Within the development is an orginal tree-lined carriage road which they are preserving at a narrower width than the rest of the new roads, so as to keep these parallel lines of old trees intact. Readers can view century-old photos of this road attached as well. "We are building an 18-foot wide road on this stretch of our new roadway at great cost to preserve both sides of the tree line," Todd said.

Come early spring, all the frontal clearing is to be made attractive with new evergreen plantings providing more screening from the road than used to exist there. They won't be sapling trees but a minimum of 14-foot plantings, which can't go in until construction is complete elsewhere at the risk of getting killed off. Todd wants to assure people that in due time the view from Broadway should be better than it once was, and the removals do not portend clear cutting over the site.

Todd of course needs appealing landscaping to sustain the prices he will ask on these properties, and there is no intent to have the homes themselves be visible from Broadway. The utility lines will run underground throughout the property as well.

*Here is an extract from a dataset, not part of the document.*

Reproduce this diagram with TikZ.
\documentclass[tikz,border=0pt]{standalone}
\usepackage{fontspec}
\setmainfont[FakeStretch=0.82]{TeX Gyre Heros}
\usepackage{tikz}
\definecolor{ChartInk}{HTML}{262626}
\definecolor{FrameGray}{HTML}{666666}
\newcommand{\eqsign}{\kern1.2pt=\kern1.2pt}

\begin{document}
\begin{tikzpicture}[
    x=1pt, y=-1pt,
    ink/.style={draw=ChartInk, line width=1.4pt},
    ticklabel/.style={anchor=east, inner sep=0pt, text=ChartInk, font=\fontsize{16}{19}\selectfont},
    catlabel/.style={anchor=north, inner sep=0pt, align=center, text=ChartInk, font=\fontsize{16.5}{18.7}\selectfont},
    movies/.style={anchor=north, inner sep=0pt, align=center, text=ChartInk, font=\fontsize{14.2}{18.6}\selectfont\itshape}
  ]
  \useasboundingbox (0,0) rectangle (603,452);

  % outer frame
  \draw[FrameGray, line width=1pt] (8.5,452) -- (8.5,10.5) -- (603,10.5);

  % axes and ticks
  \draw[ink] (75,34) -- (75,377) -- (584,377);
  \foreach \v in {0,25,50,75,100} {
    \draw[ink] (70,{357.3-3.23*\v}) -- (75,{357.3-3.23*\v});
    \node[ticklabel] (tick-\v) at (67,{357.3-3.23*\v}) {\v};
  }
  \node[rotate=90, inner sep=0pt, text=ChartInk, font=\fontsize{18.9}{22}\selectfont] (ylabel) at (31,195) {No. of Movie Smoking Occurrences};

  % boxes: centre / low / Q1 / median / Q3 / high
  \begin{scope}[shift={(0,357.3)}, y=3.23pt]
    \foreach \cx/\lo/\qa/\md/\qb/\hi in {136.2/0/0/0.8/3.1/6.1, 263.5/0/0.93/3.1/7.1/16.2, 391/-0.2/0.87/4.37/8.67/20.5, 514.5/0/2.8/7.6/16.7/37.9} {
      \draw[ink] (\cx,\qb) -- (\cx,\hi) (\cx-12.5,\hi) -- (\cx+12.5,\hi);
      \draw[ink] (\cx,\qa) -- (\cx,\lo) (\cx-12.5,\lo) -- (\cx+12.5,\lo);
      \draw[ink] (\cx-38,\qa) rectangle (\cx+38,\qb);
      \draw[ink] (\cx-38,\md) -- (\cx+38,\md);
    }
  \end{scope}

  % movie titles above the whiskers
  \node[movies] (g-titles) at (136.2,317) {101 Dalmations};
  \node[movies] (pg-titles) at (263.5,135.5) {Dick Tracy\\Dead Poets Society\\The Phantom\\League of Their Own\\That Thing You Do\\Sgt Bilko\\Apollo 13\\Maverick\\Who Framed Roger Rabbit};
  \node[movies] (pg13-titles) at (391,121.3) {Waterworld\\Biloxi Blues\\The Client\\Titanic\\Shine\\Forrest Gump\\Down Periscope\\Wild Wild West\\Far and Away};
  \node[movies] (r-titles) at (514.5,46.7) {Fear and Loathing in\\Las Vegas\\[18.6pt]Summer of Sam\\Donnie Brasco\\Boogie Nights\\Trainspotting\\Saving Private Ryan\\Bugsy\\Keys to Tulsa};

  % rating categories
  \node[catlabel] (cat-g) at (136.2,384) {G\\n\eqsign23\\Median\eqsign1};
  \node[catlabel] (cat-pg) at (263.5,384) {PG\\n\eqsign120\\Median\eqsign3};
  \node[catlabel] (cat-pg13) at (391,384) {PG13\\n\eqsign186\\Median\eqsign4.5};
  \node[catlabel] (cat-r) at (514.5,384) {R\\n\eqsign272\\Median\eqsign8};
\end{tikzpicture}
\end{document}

Planning Board members recently suggested to Todd that he get ahead of these (anticipated) complaints with some signs for drivers saying "new plantings coming soon," with a fuller notice for anyone who wants to read it to explain what's happening here. Todd agreed and will further discuss this at tonight's meeting (see below).

Images he shared here include: 

  • Pre existing condition of the trees along the wall on South Broadway
  • The historic Greystone tree lined road we restored and are preserving
  • Renderings of the proposed Greystone entrance
  • Pics of the types of trees that will be planted on the Greystone Property

Still, concerned citizens write that there seemed to be trees once marked to be saved that are no more.

One Patch reader commented: "Have you seen what these guys have done at Greystone? All of the trees on Broadway are gone! Was this part of the plan? Initially there were trees marked with orange fencing and now those are gone too... When my young children asked, 'Why did they take down all of those nice big trees,' I thought I should mention it. It really seems a bit 'over the top'! I counted seven large trees with orange fencing before they were all cut down."

To this, Todd says, that "the plan was always the plan" and no tree status has changed. Each tree removal, he added, was approved by the Village arborist.

Want to voice your opinion or hear more on this? On Wednesday at 7 pm there will be a joint meeting of the Planning Board and the Architectural Review Board in Tarrytown Village Hall, 1 Depot Plaza, to review a new entryway building and the first of the new Greystone homes. The Village arborist will be there to comment on questions about the removals.